Credit: Moonrider Productions
Without Besworth’s vivacity, Louisa May Alcott’s Little Women would not be much more than agreeable. Besworth captures the spirit of Jo, a young woman eager to break free of societal expectations. A journal entry of Alcott’s reads, “I am more than half-persuaded that I am a man’s soul put by some freak of nature into a woman’s body…. because I have fallen in love with so many pretty girls and never once the least bit with any man.” Besworth shakes hands with gusto, strides across the stage, hoists her skirts up to make trousers and in a dance scene with Laurie, I think she leads. Besworth radiates energy and confidence. The play is Jo’s and this production is Besworth’s.

Credit: Moonrider Productions
In contrast to Jo’s adventuresome spirt is Meg, content to marry, have children and make jelly. Elizabeth Barrett is lovely in the role: softspoken, womanly, completely tongue-tied in the budding romance with John (Nick Fontaine, who also portrays Professor Friedrich Bhaer). Ming Hudson has the unrewarding job of making pale and sickly Beth more than pale and sickly. Kaitlyn Yott does a fine job of taking young and petulant Amy into opinionated adulthood. Conor Wylie makes a playful, engaging – and eventually lovestruck – Laurie.

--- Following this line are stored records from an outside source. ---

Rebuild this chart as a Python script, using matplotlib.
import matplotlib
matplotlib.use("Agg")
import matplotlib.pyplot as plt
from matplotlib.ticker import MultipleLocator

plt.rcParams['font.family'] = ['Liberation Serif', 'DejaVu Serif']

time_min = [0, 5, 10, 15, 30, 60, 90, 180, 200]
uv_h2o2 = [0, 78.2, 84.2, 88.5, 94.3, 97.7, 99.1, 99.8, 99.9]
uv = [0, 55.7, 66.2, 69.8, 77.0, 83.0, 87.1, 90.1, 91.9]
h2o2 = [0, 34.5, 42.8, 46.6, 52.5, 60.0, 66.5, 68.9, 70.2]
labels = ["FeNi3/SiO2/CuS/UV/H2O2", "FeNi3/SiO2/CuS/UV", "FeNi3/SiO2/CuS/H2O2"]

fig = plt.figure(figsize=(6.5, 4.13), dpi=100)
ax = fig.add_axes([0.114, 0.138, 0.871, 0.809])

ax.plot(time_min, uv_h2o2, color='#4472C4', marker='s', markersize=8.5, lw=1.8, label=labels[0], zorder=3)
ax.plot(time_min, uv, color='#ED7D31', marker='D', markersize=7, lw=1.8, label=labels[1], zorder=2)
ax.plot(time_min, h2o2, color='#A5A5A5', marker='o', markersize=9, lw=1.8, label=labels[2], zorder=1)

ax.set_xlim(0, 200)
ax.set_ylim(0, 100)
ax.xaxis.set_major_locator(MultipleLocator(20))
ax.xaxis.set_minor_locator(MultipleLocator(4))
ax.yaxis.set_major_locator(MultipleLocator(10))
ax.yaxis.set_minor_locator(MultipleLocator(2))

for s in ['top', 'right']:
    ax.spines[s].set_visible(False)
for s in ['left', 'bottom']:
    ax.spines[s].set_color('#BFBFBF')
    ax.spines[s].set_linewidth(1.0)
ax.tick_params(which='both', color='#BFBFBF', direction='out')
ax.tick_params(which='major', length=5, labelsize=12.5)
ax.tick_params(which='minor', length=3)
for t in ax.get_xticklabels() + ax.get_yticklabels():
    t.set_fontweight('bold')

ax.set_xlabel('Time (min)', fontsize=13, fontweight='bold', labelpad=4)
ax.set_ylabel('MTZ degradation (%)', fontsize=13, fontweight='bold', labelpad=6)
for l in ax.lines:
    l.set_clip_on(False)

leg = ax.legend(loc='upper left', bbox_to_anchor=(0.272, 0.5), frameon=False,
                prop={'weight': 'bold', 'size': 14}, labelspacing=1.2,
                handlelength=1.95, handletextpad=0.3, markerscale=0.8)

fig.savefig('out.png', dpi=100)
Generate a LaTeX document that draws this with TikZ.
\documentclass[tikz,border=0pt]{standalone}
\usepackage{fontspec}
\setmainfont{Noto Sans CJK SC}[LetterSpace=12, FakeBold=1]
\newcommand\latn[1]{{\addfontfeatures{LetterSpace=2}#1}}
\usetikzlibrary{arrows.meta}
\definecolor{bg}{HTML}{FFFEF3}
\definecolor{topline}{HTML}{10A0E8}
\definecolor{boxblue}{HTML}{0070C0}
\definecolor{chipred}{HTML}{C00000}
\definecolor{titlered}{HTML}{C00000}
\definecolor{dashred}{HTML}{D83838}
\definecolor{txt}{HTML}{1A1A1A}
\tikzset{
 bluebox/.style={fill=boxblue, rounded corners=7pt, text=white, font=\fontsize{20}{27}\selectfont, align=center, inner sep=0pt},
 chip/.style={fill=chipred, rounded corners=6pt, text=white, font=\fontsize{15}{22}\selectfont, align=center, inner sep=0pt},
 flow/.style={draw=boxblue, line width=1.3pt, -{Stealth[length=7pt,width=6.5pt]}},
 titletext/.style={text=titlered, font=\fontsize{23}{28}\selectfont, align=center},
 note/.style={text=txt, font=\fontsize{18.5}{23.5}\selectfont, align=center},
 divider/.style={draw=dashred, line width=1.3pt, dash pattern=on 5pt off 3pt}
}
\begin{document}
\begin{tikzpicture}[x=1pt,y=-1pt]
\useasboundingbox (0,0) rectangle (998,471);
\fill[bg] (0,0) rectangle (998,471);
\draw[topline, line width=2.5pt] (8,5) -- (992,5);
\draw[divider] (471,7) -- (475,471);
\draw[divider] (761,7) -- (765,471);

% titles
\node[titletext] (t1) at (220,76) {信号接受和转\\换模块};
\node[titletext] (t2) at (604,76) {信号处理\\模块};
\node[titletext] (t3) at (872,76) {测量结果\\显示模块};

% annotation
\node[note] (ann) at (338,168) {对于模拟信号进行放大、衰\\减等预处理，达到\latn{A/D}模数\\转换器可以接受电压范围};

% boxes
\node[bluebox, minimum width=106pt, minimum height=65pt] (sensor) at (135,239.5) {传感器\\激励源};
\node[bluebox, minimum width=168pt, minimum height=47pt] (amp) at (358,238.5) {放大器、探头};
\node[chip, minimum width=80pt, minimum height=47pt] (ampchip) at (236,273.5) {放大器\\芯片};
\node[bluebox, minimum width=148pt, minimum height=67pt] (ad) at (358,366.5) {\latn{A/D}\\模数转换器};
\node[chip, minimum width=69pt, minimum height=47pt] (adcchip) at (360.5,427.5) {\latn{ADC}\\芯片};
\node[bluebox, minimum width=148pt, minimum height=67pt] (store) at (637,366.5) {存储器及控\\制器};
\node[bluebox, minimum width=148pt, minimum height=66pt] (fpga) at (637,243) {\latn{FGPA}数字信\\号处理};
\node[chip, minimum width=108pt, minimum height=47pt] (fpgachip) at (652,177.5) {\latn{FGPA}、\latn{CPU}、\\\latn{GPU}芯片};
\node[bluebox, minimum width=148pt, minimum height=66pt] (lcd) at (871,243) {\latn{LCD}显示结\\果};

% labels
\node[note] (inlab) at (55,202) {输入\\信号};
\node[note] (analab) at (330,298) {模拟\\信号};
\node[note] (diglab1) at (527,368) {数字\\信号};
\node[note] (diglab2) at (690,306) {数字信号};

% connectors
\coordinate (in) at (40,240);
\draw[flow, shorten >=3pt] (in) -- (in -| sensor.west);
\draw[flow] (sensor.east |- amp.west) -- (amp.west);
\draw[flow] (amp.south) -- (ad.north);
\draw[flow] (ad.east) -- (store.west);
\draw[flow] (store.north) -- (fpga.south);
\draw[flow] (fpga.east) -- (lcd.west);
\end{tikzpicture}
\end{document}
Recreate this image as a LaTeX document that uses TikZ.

Credit: Moonrider Productions
Directed by Barbara Tomasic, Louisa May Alcott’s Little Women is sweet, sometimes sentimental, and mild mannered. It speaks to different times, different values – especially in women’s gradual move out of the home and into the world. It celebrates family ties – especially amongst women, especially between sisters. This is all good stuff but as a girl, I couldn’t read Anne of Green Gables or Little Women; like Alcott’s Jo, I wanted much more conflict, much more derring-do, more drama. However, as the curtain fell and I turned to my guest, I discovered that she had shed a tear or two so, clearly, Little Women – one hundred and forty years later – still has the power to move readers or, in this case, audiences, to tears.